Weil bei Kleidung soll man das ja auch tun...

MfG


----------



## Bullveyr (3. Mai 2010)

Ist normalerweise nicht vorgesehen aber wenn du Sorgen hast, dass noch irgendwelche chemischen Rückstände vorhanden sind, kannst du es gerne machen.


----------



## Gast XXXX (3. Mai 2010)

Wovor hast du denn Angst ... vor Ausschlag?  Also so etwas hab ich noch nie gelesen auf einer Umverpackung eines Mauspads  , aber von mir aus kannst du es mit Handwäsche vorm ersten mal reinigen.


----------



## Own3r (3. Mai 2010)

Wenn es chemisch riecht sollte man es vorher reinigen 

Aber eigentlich ist das nicht nötig.


----------



## Wannseesprinter (6. Mai 2010)

Guten Morgen,

deine Sorgen sollen nicht grundlos sein. In der Tat könnten noch kleinere Ablagerungen/Rückstände von der Produktion auf dem Mousepad selbst vorhanden sein. Ein guter Indikator dafür dürfte schon ein gut wahrzunehmender Geruch sein.

Hast du eine Unterlage aus hartem Kunststoff oder eher einem Textilgemisch? Bei letzteren ist die Reinigung nicht so komfortabel. Ich besitze ein Mousepad aus Kunststoff und mache es in der Regel ein Mal die Woche mit einem Brillenputztuch gründlich sauber.
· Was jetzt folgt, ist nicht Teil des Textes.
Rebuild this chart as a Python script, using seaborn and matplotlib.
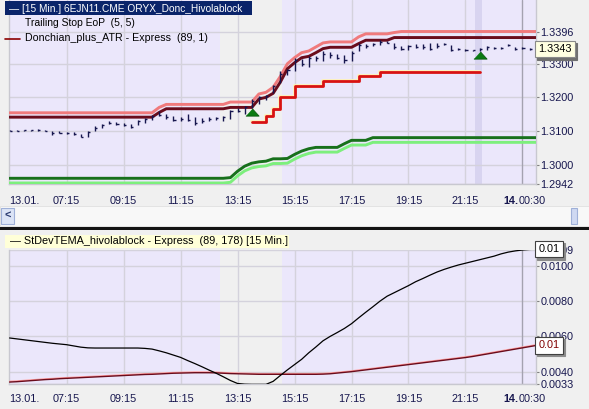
import numpy as np
import pandas as pd
import matplotlib
matplotlib.use('Agg')
import matplotlib.pyplot as plt
from matplotlib.patches import Rectangle
from matplotlib.lines import Line2D
import seaborn as sns

# ---- values: 15 minute bars, bar 0 = 05:15 on 13.01. ----
tick_pos = [8, 16, 24, 32, 40, 48, 56, 64]
tick_labels = ['07:15', '09:15', '11:15', '13:15', '15:15', '17:15', '19:15', '21:15']
day_start_label = '13.01.'
day_break_pos = 72
day_break_labels = ['14.', '00:30']

price_high = [1.3103, 1.3102, 1.3103, 1.3104, 1.3105, 1.3104, 1.3101, 1.3099, 1.3096, 1.3096,
              1.3091, 1.3101, 1.3114, 1.3121, 1.3129, 1.3127, 1.3124, 1.3121, 1.3134, 1.3139,
              1.3147, 1.3159, 1.3149, 1.3144, 1.3141, 1.3151, 1.3141, 1.3139, 1.3141, 1.3141,
              1.3144, 1.3163, 1.3169, 1.3174, 1.3194, 1.3203, 1.3208, 1.3238, 1.3278, 1.3283,
              1.3318, 1.3313, 1.3322, 1.3322, 1.3339, 1.3336, 1.3328, 1.3325, 1.3337, 1.3362,
              1.3359, 1.3362, 1.3372, 1.3367, 1.3362, 1.3352, 1.3357, 1.3359, 1.3359, 1.3362,
              1.3362, 1.3362, 1.3355, 1.3347, 1.3345, 1.3342, 1.3347, 1.3352, 1.3349, 1.3350,
              1.3359, 1.3349, 1.3349, 1.3347, 1.3345]
price_low = [1.3101, 1.3100, 1.3099, 1.3099, 1.3101, 1.3099, 1.3089, 1.3093, 1.3091, 1.3089,
             1.3081, 1.3081, 1.3101, 1.3109, 1.3121, 1.3119, 1.3114, 1.3109, 1.3119, 1.3125,
             1.3134, 1.3144, 1.3137, 1.3129, 1.3129, 1.3129, 1.3119, 1.3124, 1.3129, 1.3134,
             1.3131, 1.3137, 1.3157, 1.3151, 1.3169, 1.3179, 1.3191, 1.3213, 1.3243, 1.3268,
             1.3278, 1.3293, 1.3290, 1.3308, 1.3308, 1.3318, 1.3313, 1.3303, 1.3308, 1.3337,
             1.3347, 1.3352, 1.3357, 1.3362, 1.3345, 1.3342, 1.3342, 1.3347, 1.3345, 1.3342,
             1.3347, 1.3355, 1.3339, 1.3342, 1.3339, 1.3337, 1.3339, 1.3342, 1.3345, 1.3345,
             1.3352, 1.3342, 1.3345, 1.3342, 1.3339]
price_close = [1.3101, 1.3101, 1.3102, 1.3103, 1.3103, 1.3100, 1.3093, 1.3095, 1.3093, 1.3090,
               1.3083, 1.3098, 1.3110, 1.3119, 1.3125, 1.3122, 1.3117, 1.3112, 1.3130, 1.3136,
               1.3144, 1.3148, 1.3140, 1.3133, 1.3136, 1.3133, 1.3124, 1.3130, 1.3135, 1.3138,
               1.3141, 1.3160, 1.3160, 1.3170, 1.3190, 1.3200, 1.3205, 1.3235, 1.3270, 1.3280,
               1.3310, 1.3300, 1.3318, 1.3318, 1.3330, 1.3325, 1.3318, 1.3310, 1.3333, 1.3355,
               1.3352, 1.3360, 1.3365, 1.3363, 1.3350, 1.3345, 1.3352, 1.3350, 1.3350, 1.3345,
               1.3352, 1.3358, 1.3342, 1.3345, 1.3342, 1.3340, 1.3345, 1.3350, 1.3347, 1.3348,
               1.3355, 1.3345, 1.3347, 1.3345, 1.3343]

donchian_atr = ([1.3154] * 21 + [1.3170] + [1.3179] * 9 + [1.3186] * 4 +
                [1.3210, 1.3215, 1.3230, 1.3262, 1.3300, 1.3318, 1.3333, 1.3338, 1.3350, 1.3362] +
                [1.3365] * 4 + [1.3380] + [1.3389] * 4 + [1.3393] + [1.3396] * 20)
donchian = ([1.3141] * 21 + [1.3155] + [1.3166] * 9 + [1.3170] * 4 +
            [1.3195, 1.3200, 1.3212, 1.3245, 1.3285, 1.3303, 1.3318, 1.3322, 1.3333, 1.3345] +
            [1.3349] * 4 + [1.3360] + [1.3370] * 4 + [1.3378] * 21)
stop_start = 34
trailing_stop = ([1.3126, 1.3126, 1.3144, 1.3166, 1.3200, 1.3200] + [1.3235] * 4 +
                 [1.3248] * 5 + [1.3263] * 3 + [1.3274] * 15)
lower_atr = ([1.2959] * 31 +
             [1.2961, 1.2980, 1.2995, 1.3004, 1.3008, 1.3010, 1.3017, 1.3017, 1.3018, 1.3030, 1.3040, 1.3047] +
             [1.3051] * 4 + [1.3062, 1.3072, 1.3072, 1.3072] + [1.3080] * 24)
lower_donchian = ([1.2945] * 31 +
                  [1.2947, 1.2966, 1.2981, 1.2990, 1.2994, 1.2996, 1.3003, 1.3003, 1.3004, 1.3016, 1.3026, 1.3033] +
                  [1.3037] * 4 + [1.3048, 1.3058, 1.3058, 1.3058] + [1.3066] * 24)
signal_bars = [34, 66]
signal_prices = [1.3155, 1.3326]
last_price = 1.3343
price_ticks = [1.2942, 1.3000, 1.3100, 1.3200, 1.3300, 1.3396]

stdev_tema = [0.00591, 0.00586, 0.00581, 0.00576, 0.00571, 0.00566, 0.00561, 0.00557, 0.00553, 0.00546,
              0.00539, 0.00535, 0.00534, 0.00534, 0.00534, 0.00534, 0.00534, 0.00534, 0.00534, 0.00532,
              0.00528, 0.00518, 0.00507, 0.00494, 0.00481, 0.00463, 0.00446, 0.00428, 0.00409, 0.00391,
              0.00371, 0.00350, 0.00333, 0.00329, 0.00328, 0.00328, 0.00328, 0.00345, 0.00378, 0.00410,
              0.00440, 0.00470, 0.00507, 0.00540, 0.00575, 0.00600, 0.00622, 0.00645, 0.00672, 0.00705,
              0.00737, 0.00768, 0.00800, 0.00828, 0.00848, 0.00868, 0.00888, 0.00910, 0.00928, 0.00947,
              0.00965, 0.00980, 0.00993, 0.01005, 0.01015, 0.01025, 0.01035, 0.01045, 0.01055, 0.01068,
              0.01078, 0.01085, 0.01090, 0.01093, 0.01095]
stdev_avg = [0.00341, 0.00343, 0.00346, 0.00349, 0.00352, 0.00355, 0.00357, 0.00360, 0.00362, 0.00364,
             0.00366, 0.00368, 0.00370, 0.00372, 0.00374, 0.00376, 0.00378, 0.00380, 0.00382, 0.00384,
             0.00385, 0.00387, 0.00389, 0.00391, 0.00392, 0.00393, 0.00394, 0.00394, 0.00394, 0.00393,
             0.00391, 0.00389, 0.00388, 0.00387, 0.00386, 0.00385, 0.00385, 0.00385, 0.00385, 0.00385,
             0.00385, 0.00385, 0.00385, 0.00385, 0.00386, 0.00388, 0.00392, 0.00396, 0.00400, 0.00405,
             0.00410, 0.00415, 0.00420, 0.00425, 0.00430, 0.00435, 0.00440, 0.00445, 0.00450, 0.00455,
             0.00460, 0.00465, 0.00470, 0.00475, 0.00480, 0.00486, 0.00493, 0.00500, 0.00507, 0.00514,
             0.00521, 0.00528, 0.00535, 0.00542, 0.00549]
stdev_ticks = [0.0033, 0.0040, 0.0060, 0.0080, 0.0100, 0.0109]

top_title = '\u2014 [15 Min.] 6EJN11.CME ORYX_Donc_Hivolablock'
stop_title = 'Trailing Stop EoP  (5, 5)'
donchian_title = 'Donchian_plus_ATR - Express  (89, 1)'
stdev_title = '\u2014 StDevTEMA_hivolablock - Express  (89, 178) [15 Min.]'

# ---- styling ----
sns.set_style('white')
plt.rcParams['font.family'] = ['Liberation Sans', 'DejaVu Sans']

W, H = 589, 409
FS = 7.8
NAVY = '#16164e'
LAVENDER = '#ebe7fb'
GREY_BG = '#f0f0f0'
GRID = '#d4d2dc'


def fbox(x0, y0, x1, y1):
    # pixel box (y from top) -> figure fraction rect
    return [x0 / W, 1 - y1 / H, (x1 - x0) / W, (y1 - y0) / H]


def fpt(x, y):
    return x / W, 1 - y / H


def rect(fig, x0, y0, x1, y1, **kw):
    l, b, w, h = fbox(x0, y0, x1, y1)
    fig.add_artist(Rectangle((l, b), w, h, transform=fig.transFigure, **kw))


bars = np.arange(len(price_high))

fig = plt.figure(figsize=(W / 100, H / 100), dpi=100, facecolor=GREY_BG)
ax1 = fig.add_axes(fbox(9, 0, 536, 184))
ax2 = fig.add_axes(fbox(9, 250, 536, 384))


def style_panel(ax, yticks, fmt, label_pad):
    ax.set_facecolor(LAVENDER)
    ax.set_xlim(-0.08, 73.9)
    ax.axvspan(29.5, 38.3, color=GREY_BG, lw=0, zorder=0)
    ax.set_xticks(tick_pos)
    ax.set_xticklabels(tick_labels)
    ax.set_yticks(yticks)
    ax.set_yticklabels([fmt.format(v) for v in yticks])
    ax.yaxis.tick_right()
    ax.grid(True, color=GRID, lw=1)
    ax.set_axisbelow(True)
    ax.axvline(day_break_pos, color='#a4a2b0', lw=1, zorder=1)
    ax.tick_params(axis='x', length=0, pad=label_pad, labelsize=FS, labelcolor=NAVY)
    ax.tick_params(axis='y', length=2.5, width=0.8, color='#808080', pad=0.8,
                   labelsize=FS, labelcolor=NAVY)
    for s in ['left', 'bottom', 'right']:
        ax.spines[s].set_color('#c8c8d0')
        ax.spines[s].set_linewidth(1)
    ax.spines['top'].set_visible(False)
    lab = dict(xycoords=('data', 'axes fraction'), textcoords='offset points',
               va='top', fontsize=FS, color=NAVY)
    ax.annotate(day_start_label, xy=(-0.08, 0), xytext=(0, -label_pad), ha='left', **lab)
    ax.annotate(day_break_labels[0], xy=(71.4, 0), xytext=(0, -label_pad), ha='right',
                fontweight='bold', **lab)
    ax.annotate(day_break_labels[1], xy=(71.4, 0), xytext=(0, -label_pad), ha='left', **lab)
    ax.set_xlabel('')
    ax.set_ylabel('')


# ---- price panel ----
style_panel(ax1, price_ticks, '{:.4f}', 8.5)
ax1.set_ylim(1.2942, 1.34898)
ax1.axvspan(65.3, 66.3, color='#d8d4f0', lw=0, zorder=0.5)

sns.lineplot(x=bars, y=donchian_atr, ax=ax1, color='#f07a7c', lw=2.1, zorder=3)
sns.lineplot(x=bars, y=donchian, ax=ax1, color='#6a0c1c', lw=2.1, zorder=3)
sns.lineplot(x=bars, y=lower_donchian, ax=ax1, color='#7def7d', lw=2.1, zorder=3)
sns.lineplot(x=bars, y=lower_atr, ax=ax1, color='#17701b', lw=2.1, zorder=3)

stop_x = np.arange(stop_start, stop_start + len(trailing_stop))
sns.lineplot(x=stop_x - 0.12, y=np.array(trailing_stop) + 0.0003, ax=ax1, color='#fff2b8',
             lw=2.0, drawstyle='steps-post', zorder=3)
sns.lineplot(x=stop_x, y=trailing_stop, ax=ax1, color='#d81212', lw=2.0,
             drawstyle='steps-post', zorder=3)

ax1.vlines(bars, price_low, price_high, color=NAVY, lw=1.0, zorder=4)
ax1.hlines(price_close, bars, bars + 0.3, color=NAVY, lw=1.0, zorder=4)

tri = [(-1, -0.55), (1, -0.55), (0, 0.55)]
ax1.plot(signal_bars, signal_prices, ls='none', marker=tri, ms=9.5,
         mfc='#0a7a12', mec='#0a5a10', mew=0.6, zorder=5)

box_kw = dict(xycoords=('axes fraction', 'data'), textcoords='offset points',
              va='center', ha='left', fontsize=FS, annotation_clip=False)
ax1.annotate(f'{last_price:.4f}', xy=(1, last_price), xytext=(3.2, -1.6), color='#707070',
             bbox=dict(boxstyle='square,pad=0.28', fc='#707070', ec='#707070', lw=0.8), **box_kw)
ax1.annotate(f'{last_price:.4f}', xy=(1, last_price), xytext=(1.8, 0), color='black',
             bbox=dict(boxstyle='square,pad=0.28', fc='#ffffe1', ec='#8a8a8a', lw=0.8), **box_kw)

# ---- stdev panel ----
style_panel(ax2, stdev_ticks, '{:.4f}', 7.0)
ax2.set_ylim(0.0033, 0.0109)
sns.lineplot(x=bars, y=np.array(stdev_avg) + 0.00004, ax=ax2, color='#ff9a9a', lw=1.0, zorder=3)
sns.lineplot(x=bars, y=stdev_avg, ax=ax2, color='#6a0c1c', lw=1.0, zorder=3)
sns.lineplot(x=bars, y=stdev_tema, ax=ax2, color='black', lw=0.9, zorder=3)

for v, c in [(stdev_tema[-1], 'black'), (stdev_avg[-1], '#800000')]:
    ax2.annotate(f'{v:.2f}', xy=(1, v), xytext=(3.2, -1.6), color='#8c8c8c',
                 bbox=dict(boxstyle='square,pad=0.3', fc='#8c8c8c', ec='#8c8c8c', lw=0.8), **box_kw)
    ax2.annotate(f'{v:.2f}', xy=(1, v), xytext=(1.8, 0), color=c,
                 bbox=dict(boxstyle='square,pad=0.3', fc='white', ec='#404040', lw=0.8), **box_kw)

# ---- headers, legends, scrollbar ----
rect(fig, 5, 1, 252, 15, fc='#0a246a', ec='none')
fig.text(*fpt(9, 8.5), top_title, color='white', fontsize=7.3, va='center', ha='left')
fig.text(*fpt(25, 23), stop_title, color='black', fontsize=7.5, va='center', ha='left')
fig.add_artist(Line2D([5 / W, 20 / W], [1 - 38.5 / H] * 2, transform=fig.transFigure,
                      color='#8b0000', lw=1.2))
fig.text(*fpt(25, 38), donchian_title, color='black', fontsize=7.7, va='center', ha='left')

rect(fig, 0, 206, 589, 226, fc='#f8f8f8', ec='#e0e0e0', lw=0.6)
rect(fig, 1, 208, 14, 224, fc='#dce4f6', ec='#9fb0d8', lw=0.8)
fig.text(*fpt(7.5, 216), '<', color='#2a3a70', fontsize=FS, fontweight='bold', va='center', ha='center')
rect(fig, 571, 208, 577, 224, fc='#cfd9f2', ec='#9fb0d8', lw=0.8)
rect(fig, 0, 227, 589, 230, fc='#141414', ec='none')

rect(fig, 5, 235, 289, 248, fc='#ffffd8', ec='none')
fig.text(*fpt(10, 241.5), stdev_title, color='black', fontsize=FS, va='center', ha='left')

fig.savefig('out.png', dpi=100, facecolor=GREY_BG)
Die andere Seite des Tuches nehme ich für die Maus, so hat man zwei Fliegen mit einer Klappe geschlagen 

Grüße aus dem grauen Ruhrgebiet
Wannseesprinter


----------



## stefan.net82 (6. Mai 2010)

was immer du mit deinem mouse-pad machst: STECK´ ES NICHT IN DIE WASCHMASCHINE!!! (die oberfläche des pads raut sich unwiederruflich auf und wird deine maus dann immer etwas "bremsen"! 
ist zumindest bei mir so mit meinem razer goliathus so gewesen)

mit hand und lauwarmen wasser, milder seife dürfte es keine probleme geben...


----------



## Wannseesprinter (6. Mai 2010)

Jup,

die Waschmaschine, sofern man nicht den Feinwaschgang mit dazugehörigen Waschmittel und ohne Weichspüler bei nicht mehr als 30° wählt, ist weniger vorteilhaft.

Eine Handwäsche mit etwas Seife und anschließender Luftrocknung dürfte die gesündeste Variante sein.

Wie mag das Mousepad bei einer ausgiebigen Kochwäsche aussehen? Flokati?


----------



## gh0st76 (6. Mai 2010)

Hochwertige Mauspads sollte man eigentlich ohne Probleme im Schonwaschgang in der Maschine waschen können. Mein QcK Heavy hat das ohne Probleme überstanden. Auch an der Oberfläche hat sich nicht geändert.


----------